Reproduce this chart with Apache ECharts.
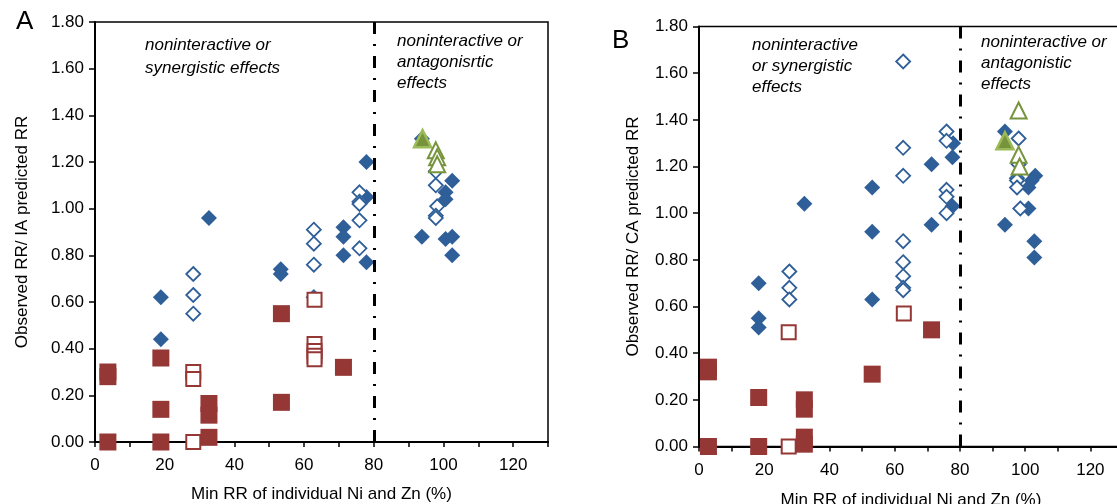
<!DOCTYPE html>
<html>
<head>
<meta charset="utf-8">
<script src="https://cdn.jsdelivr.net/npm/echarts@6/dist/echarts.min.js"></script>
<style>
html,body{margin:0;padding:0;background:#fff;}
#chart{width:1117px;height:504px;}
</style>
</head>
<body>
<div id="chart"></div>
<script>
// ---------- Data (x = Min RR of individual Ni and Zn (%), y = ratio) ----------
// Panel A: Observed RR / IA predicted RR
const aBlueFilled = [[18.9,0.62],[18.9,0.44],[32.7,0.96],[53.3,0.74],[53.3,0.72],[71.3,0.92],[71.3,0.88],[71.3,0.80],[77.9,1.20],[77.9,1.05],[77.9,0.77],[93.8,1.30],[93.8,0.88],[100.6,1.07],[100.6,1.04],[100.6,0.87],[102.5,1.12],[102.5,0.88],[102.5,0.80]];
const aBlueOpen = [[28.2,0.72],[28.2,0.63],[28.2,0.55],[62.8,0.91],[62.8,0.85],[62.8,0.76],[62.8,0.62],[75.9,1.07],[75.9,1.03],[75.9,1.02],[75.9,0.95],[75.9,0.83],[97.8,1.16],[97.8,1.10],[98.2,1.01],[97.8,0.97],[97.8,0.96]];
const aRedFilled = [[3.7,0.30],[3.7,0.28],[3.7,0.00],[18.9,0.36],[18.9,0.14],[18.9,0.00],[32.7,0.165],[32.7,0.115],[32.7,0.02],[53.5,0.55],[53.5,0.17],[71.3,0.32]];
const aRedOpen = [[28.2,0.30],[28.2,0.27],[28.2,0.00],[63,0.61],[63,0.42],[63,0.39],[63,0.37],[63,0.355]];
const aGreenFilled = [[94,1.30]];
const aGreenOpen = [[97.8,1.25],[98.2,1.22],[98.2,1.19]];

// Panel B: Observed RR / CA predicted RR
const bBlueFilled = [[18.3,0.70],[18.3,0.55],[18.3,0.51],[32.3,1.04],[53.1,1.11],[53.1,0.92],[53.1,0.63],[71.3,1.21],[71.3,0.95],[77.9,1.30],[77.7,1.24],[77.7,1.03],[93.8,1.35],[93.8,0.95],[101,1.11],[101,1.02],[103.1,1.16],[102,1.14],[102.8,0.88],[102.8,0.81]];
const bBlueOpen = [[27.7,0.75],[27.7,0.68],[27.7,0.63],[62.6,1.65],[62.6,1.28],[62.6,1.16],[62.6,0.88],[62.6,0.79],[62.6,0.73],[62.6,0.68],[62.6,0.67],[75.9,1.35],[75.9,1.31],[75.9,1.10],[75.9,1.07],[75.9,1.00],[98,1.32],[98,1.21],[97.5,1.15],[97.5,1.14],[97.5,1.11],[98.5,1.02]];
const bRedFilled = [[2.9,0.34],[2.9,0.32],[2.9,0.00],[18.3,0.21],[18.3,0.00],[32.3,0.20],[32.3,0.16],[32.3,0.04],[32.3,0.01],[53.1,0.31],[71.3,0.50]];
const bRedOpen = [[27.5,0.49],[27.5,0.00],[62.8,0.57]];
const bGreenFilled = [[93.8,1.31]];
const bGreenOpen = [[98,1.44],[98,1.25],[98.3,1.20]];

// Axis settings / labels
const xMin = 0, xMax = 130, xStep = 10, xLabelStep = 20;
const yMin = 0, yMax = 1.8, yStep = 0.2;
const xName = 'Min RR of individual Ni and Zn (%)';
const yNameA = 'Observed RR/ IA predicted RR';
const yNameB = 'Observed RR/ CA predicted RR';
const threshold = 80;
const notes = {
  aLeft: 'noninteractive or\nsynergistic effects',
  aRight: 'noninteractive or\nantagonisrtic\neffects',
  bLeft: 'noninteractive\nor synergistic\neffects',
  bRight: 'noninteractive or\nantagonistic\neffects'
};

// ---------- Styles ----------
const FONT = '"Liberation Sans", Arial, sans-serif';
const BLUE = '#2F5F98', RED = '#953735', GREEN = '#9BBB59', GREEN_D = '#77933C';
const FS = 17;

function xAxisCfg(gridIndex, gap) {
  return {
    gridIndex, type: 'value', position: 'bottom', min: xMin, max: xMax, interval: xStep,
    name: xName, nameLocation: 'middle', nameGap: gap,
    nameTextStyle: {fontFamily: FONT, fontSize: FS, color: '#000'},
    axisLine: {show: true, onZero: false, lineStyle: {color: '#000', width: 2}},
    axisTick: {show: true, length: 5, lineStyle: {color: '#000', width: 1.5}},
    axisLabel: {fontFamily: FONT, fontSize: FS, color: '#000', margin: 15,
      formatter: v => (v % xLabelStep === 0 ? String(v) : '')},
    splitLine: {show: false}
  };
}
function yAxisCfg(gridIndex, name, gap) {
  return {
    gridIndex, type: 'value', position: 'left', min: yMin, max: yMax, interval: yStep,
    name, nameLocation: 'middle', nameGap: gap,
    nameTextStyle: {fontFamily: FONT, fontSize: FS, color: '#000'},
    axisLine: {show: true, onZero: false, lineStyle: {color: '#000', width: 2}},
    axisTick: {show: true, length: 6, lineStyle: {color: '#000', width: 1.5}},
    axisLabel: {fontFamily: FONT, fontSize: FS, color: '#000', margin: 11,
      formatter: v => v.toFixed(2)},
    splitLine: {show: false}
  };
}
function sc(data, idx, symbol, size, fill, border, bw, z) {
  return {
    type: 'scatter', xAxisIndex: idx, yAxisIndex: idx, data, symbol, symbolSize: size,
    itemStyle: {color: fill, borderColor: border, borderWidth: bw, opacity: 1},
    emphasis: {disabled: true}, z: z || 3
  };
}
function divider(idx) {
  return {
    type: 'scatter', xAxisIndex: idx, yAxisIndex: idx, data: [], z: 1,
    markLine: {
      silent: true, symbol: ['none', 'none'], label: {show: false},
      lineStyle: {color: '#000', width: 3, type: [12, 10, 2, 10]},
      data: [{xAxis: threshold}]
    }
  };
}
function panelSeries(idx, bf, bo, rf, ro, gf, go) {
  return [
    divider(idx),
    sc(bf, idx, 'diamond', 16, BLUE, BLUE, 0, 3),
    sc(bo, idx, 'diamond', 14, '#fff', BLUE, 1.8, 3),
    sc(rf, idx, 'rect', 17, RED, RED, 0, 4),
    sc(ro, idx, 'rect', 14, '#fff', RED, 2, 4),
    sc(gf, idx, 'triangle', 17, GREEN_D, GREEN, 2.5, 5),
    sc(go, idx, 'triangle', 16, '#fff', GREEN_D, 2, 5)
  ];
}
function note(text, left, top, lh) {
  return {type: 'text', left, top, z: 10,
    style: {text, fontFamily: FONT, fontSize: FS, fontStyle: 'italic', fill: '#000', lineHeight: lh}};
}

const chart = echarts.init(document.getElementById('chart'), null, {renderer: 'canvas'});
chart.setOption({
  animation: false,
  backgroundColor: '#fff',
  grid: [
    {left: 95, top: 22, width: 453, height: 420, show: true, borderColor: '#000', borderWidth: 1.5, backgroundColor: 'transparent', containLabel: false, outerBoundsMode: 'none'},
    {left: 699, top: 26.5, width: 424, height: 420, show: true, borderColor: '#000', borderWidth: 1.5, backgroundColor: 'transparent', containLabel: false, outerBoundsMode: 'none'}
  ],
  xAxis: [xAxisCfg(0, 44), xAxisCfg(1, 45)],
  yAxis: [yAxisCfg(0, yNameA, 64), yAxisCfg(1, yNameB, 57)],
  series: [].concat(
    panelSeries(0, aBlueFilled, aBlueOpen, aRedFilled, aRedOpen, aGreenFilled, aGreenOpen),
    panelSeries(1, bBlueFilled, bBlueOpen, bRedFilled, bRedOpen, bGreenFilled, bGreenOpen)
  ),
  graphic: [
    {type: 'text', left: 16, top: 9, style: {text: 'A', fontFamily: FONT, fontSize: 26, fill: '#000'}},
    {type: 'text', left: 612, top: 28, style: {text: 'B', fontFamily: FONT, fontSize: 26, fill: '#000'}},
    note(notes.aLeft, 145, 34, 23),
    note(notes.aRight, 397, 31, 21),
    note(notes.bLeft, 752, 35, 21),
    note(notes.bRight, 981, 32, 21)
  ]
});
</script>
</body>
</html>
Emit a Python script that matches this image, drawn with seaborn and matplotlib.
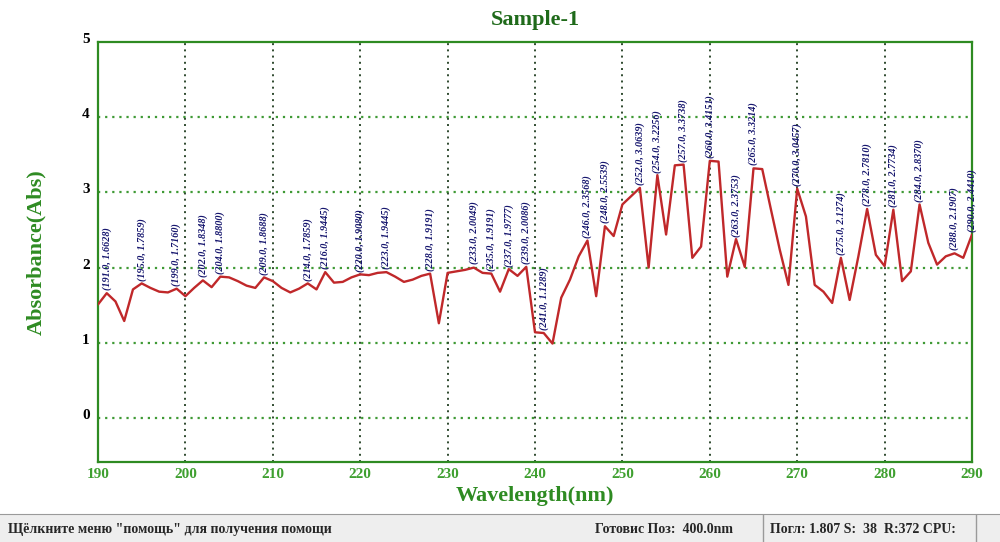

THE PROBLEM » Without the pictures, write out the lines from the beginning of the entries through the line with "const aGreenOpen = [[97.8,1.25],[98.2,1.22],[98.2,1.19]];".

RESPONSE FOR THIS EXERCISE »
Reproduce this chart with Apache ECharts.
<!DOCTYPE html>
<html>
<head>
<meta charset="utf-8">
<script src="https://cdn.jsdelivr.net/npm/echarts@6/dist/echarts.min.js"></script>
<style>
html,body{margin:0;padding:0;background:#fff;}
#chart{width:1117px;height:504px;}
</style>
</head>
<body>
<div id="chart"></div>
<script>
// ---------- Data (x = Min RR of individual Ni and Zn (%), y = ratio) ----------
// Panel A: Observed RR / IA predicted RR
const aBlueFilled = [[18.9,0.62],[18.9,0.44],[32.7,0.96],[53.3,0.74],[53.3,0.72],[71.3,0.92],[71.3,0.88],[71.3,0.80],[77.9,1.20],[77.9,1.05],[77.9,0.77],[93.8,1.30],[93.8,0.88],[100.6,1.07],[100.6,1.04],[100.6,0.87],[102.5,1.12],[102.5,0.88],[102.5,0.80]];
const aBlueOpen = [[28.2,0.72],[28.2,0.63],[28.2,0.55],[62.8,0.91],[62.8,0.85],[62.8,0.76],[62.8,0.62],[75.9,1.07],[75.9,1.03],[75.9,1.02],[75.9,0.95],[75.9,0.83],[97.8,1.16],[97.8,1.10],[98.2,1.01],[97.8,0.97],[97.8,0.96]];
const aRedFilled = [[3.7,0.30],[3.7,0.28],[3.7,0.00],[18.9,0.36],[18.9,0.14],[18.9,0.00],[32.7,0.165],[32.7,0.115],[32.7,0.02],[53.5,0.55],[53.5,0.17],[71.3,0.32]];
const aRedOpen = [[28.2,0.30],[28.2,0.27],[28.2,0.00],[63,0.61],[63,0.42],[63,0.39],[63,0.37],[63,0.355]];
const aGreenFilled = [[94,1.30]];
const aGreenOpen = [[97.8,1.25],[98.2,1.22],[98.2,1.19]];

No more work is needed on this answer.